The commitment to partnership is embedded in every City Department. For example, the Health & Human Services Department now shares an agreement with Princeton Borough to provide Spanish translation services to our growing and thriving Latino community. This agreement provides a unique approach for two government entities to work together to better serve our residents. We forged a new partnership with the Pennsylvania Veterinary School to enable students to obtain hands-on veterinary training at the Trenton Animal Shelter. The Trenton Animal Shelter’s website is upgraded to create a fast-paced online pet adoption process. We co-sponsored a Blood Drive with the American Red Cross at Trenton’s very own NJN studios. Tomorrow, we are partnering with the American Diabetes Association to host the Association’s 23rd Annual “Alert Day” a one-day, wake-up call encouraging Trentonians to find out if they are at risk for developing Type 2 diabetes. Finally, the Environmental Services Division successfully obtained a $20,000 grant from the State of New Jersey; from which it purchased a state-of-the-art Lead Paint Analyzer to test homes for lead paint.

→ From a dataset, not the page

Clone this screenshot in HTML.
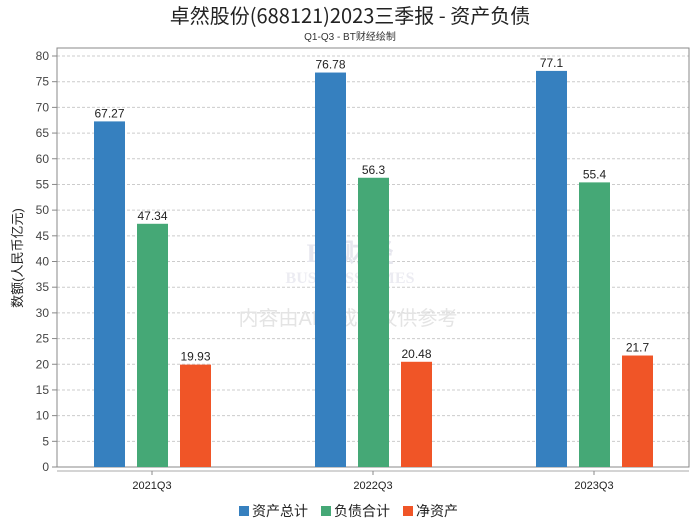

Tonight you heard the accomplishments of our City’s departments and my vision for transforming Trenton into a vibrant, greener city, with world-class safe parks and safe clean streets for our children. A growing City, with a strong economy that creates new private-sector jobs. The vision outlined is clear, with measurable tangible goals. Beloved, I will continue to put Trenton first. I know you will stand with me - as we revitalize Trenton together as partners. I am energized, optimistic, and enthusiastic. Trenton has undergone many transformative changes over the past 200 years.

Yet here we are, STILL STANDING. Here we are together. Let’s continue to work together. Believe in each other. And, most importantly, create a place where our children, can be proud - to one day - raise their children in a thriving revitalized Capital City.

Believe in Trenton! I assure you the State-of-OUR-City is well, and we are on our way.

God Bless you, and God Bless the GREAT Capital City of Trenton!